■ Problem details:
Below are records; please write out exactly the lines from the first line through the line containing "54000, 59000, 64000, 69000, 74000, 79000, 84000, 89000]", with no pictures.

■ Given records:

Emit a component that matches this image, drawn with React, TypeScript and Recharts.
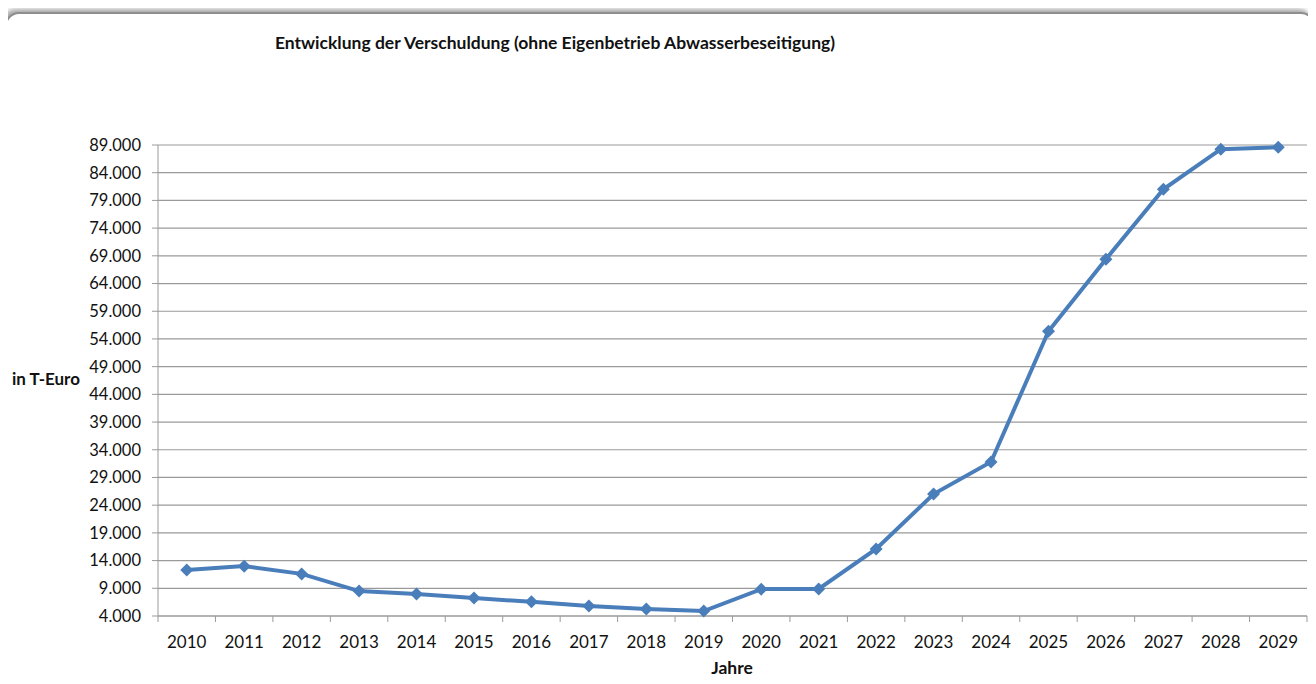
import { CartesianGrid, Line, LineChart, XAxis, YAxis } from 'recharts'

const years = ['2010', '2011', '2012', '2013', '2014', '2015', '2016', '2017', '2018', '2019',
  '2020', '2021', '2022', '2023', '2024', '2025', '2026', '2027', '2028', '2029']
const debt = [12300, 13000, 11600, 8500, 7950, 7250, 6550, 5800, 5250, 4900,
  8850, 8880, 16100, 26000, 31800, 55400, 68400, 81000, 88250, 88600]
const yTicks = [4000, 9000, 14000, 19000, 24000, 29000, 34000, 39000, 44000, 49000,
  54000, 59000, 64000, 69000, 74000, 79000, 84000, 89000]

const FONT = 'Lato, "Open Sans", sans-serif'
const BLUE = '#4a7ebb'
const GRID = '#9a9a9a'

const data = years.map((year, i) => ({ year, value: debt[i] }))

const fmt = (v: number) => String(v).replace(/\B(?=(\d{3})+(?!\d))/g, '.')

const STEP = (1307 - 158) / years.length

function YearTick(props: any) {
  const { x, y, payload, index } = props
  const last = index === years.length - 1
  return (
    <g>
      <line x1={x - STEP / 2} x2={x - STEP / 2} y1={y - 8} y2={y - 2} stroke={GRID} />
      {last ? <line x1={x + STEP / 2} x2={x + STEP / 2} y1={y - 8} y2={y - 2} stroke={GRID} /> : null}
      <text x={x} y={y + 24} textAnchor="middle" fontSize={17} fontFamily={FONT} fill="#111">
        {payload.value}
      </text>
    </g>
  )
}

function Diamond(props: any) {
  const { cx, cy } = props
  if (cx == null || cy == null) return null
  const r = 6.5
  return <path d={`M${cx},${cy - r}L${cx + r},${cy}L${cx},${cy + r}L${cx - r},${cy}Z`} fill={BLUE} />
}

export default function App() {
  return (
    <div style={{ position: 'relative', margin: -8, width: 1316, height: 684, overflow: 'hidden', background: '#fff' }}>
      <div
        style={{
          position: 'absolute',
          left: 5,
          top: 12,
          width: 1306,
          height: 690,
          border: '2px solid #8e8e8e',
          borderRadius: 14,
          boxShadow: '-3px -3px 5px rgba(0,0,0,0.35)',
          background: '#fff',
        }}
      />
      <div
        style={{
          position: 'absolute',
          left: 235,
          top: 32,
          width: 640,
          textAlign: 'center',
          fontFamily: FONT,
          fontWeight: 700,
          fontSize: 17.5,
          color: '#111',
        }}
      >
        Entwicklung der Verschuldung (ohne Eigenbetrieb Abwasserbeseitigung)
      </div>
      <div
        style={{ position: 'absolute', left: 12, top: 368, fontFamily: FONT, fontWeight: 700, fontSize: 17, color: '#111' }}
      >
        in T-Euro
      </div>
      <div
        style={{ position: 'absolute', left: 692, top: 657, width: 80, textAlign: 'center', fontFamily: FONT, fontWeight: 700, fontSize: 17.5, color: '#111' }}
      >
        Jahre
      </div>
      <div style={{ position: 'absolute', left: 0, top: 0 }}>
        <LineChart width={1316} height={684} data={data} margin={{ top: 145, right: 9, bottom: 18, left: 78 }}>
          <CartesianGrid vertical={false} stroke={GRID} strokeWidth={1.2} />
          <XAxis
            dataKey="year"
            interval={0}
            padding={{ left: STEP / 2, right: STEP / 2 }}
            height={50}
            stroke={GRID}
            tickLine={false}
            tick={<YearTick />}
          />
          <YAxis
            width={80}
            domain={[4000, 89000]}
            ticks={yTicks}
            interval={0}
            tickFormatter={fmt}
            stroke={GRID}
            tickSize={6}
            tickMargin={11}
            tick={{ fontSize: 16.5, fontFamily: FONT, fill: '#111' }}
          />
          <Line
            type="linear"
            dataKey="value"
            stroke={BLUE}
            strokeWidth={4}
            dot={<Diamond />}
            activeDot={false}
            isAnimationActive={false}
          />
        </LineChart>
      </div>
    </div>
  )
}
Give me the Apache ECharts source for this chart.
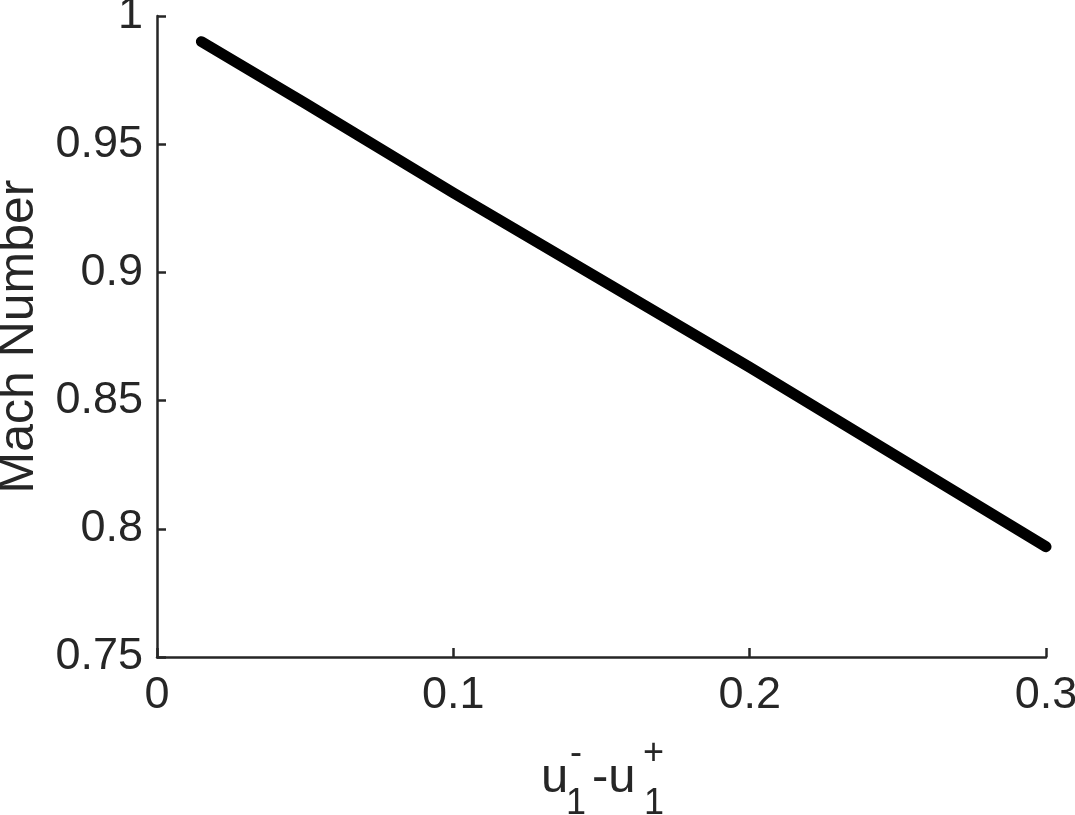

■ Response:
Emit a component that matches this image, drawn with React, TypeScript and Recharts.
import { CartesianGrid, Line, LineChart, XAxis, YAxis } from 'recharts'

const years = ['2010', '2011', '2012', '2013', '2014', '2015', '2016', '2017', '2018', '2019',
  '2020', '2021', '2022', '2023', '2024', '2025', '2026', '2027', '2028', '2029']
const debt = [12300, 13000, 11600, 8500, 7950, 7250, 6550, 5800, 5250, 4900,
  8850, 8880, 16100, 26000, 31800, 55400, 68400, 81000, 88250, 88600]
const yTicks = [4000, 9000, 14000, 19000, 24000, 29000, 34000, 39000, 44000, 49000,
  54000, 59000, 64000, 69000, 74000, 79000, 84000, 89000]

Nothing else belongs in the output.